What the task requires
All of the data that follows should be retyped exactly, please, except the pictures.

Source material
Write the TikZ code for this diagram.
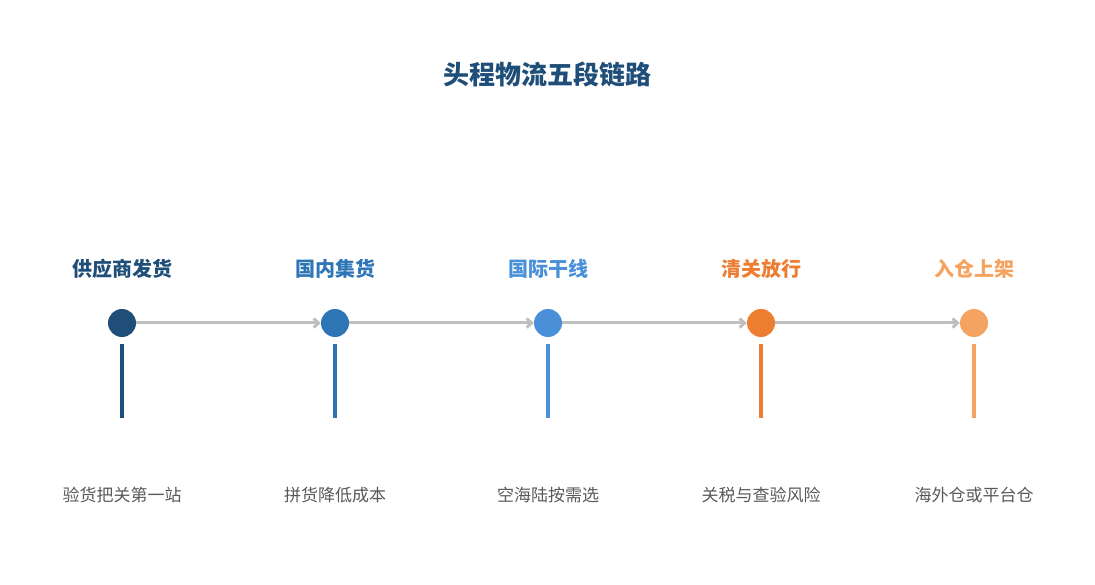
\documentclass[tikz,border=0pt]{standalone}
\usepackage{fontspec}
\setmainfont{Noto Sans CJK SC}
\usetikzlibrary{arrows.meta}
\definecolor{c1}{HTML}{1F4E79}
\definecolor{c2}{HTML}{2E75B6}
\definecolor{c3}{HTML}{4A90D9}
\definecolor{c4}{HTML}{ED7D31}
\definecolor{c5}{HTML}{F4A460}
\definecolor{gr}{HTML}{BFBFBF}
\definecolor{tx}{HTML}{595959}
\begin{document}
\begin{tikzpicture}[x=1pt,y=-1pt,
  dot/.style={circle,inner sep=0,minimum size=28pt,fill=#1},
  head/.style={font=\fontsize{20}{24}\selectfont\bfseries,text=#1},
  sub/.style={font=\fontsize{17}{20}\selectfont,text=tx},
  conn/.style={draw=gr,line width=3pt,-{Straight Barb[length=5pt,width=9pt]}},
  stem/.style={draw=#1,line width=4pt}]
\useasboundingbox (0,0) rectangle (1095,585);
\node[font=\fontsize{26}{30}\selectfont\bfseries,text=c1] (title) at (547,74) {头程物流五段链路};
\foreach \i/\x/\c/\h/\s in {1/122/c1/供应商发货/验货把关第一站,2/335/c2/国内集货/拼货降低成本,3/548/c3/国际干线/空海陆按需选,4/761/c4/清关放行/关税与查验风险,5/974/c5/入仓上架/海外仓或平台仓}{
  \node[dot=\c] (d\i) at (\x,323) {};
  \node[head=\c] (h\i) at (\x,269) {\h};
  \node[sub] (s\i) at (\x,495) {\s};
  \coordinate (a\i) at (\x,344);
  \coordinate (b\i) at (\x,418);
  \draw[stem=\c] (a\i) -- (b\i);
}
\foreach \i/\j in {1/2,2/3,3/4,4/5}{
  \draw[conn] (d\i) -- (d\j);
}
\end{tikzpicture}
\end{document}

Expected output
Write the TikZ code for this diagram.
\documentclass[tikz,border=0pt]{standalone}
\usepackage{fontspec}
\setmainfont{Noto Sans CJK SC}
\usetikzlibrary{arrows.meta}
\definecolor{c1}{HTML}{1F4E79}
\definecolor{c2}{HTML}{2E75B6}
\definecolor{c3}{HTML}{4A90D9}
\definecolor{c4}{HTML}{ED7D31}
\definecolor{c5}{HTML}{F4A460}
\definecolor{gr}{HTML}{BFBFBF}
\definecolor{tx}{HTML}{595959}
\begin{document}
\begin{tikzpicture}[x=1pt,y=-1pt,
  dot/.style={circle,inner sep=0,minimum size=28pt,fill=#1},
  head/.style={font=\fontsize{20}{24}\selectfont\bfseries,text=#1},
  sub/.style={font=\fontsize{17}{20}\selectfont,text=tx},
  conn/.style={draw=gr,line width=3pt,-{Straight Barb[length=5pt,width=9pt]}},
  stem/.style={draw=#1,line width=4pt}]
\useasboundingbox (0,0) rectangle (1095,585);
\node[font=\fontsize{26}{30}\selectfont\bfseries,text=c1] (title) at (547,74) {头程物流五段链路};
\foreach \i/\x/\c/\h/\s in {1/122/c1/供应商发货/验货把关第一站,2/335/c2/国内集货/拼货降低成本,3/548/c3/国际干线/空海陆按需选,4/761/c4/清关放行/关税与查验风险,5/974/c5/入仓上架/海外仓或平台仓}{
  \node[dot=\c] (d\i) at (\x,323) {};
  \node[head=\c] (h\i) at (\x,269) {\h};
  \node[sub] (s\i) at (\x,495) {\s};
  \coordinate (a\i) at (\x,344);
  \coordinate (b\i) at (\x,418);
  \draw[stem=\c] (a\i) -- (b\i);
}
\foreach \i/\j in {1/2,2/3,3/4,4/5}{
  \draw[conn] (d\i) -- (d\j);
}
\end{tikzpicture}
\end{document}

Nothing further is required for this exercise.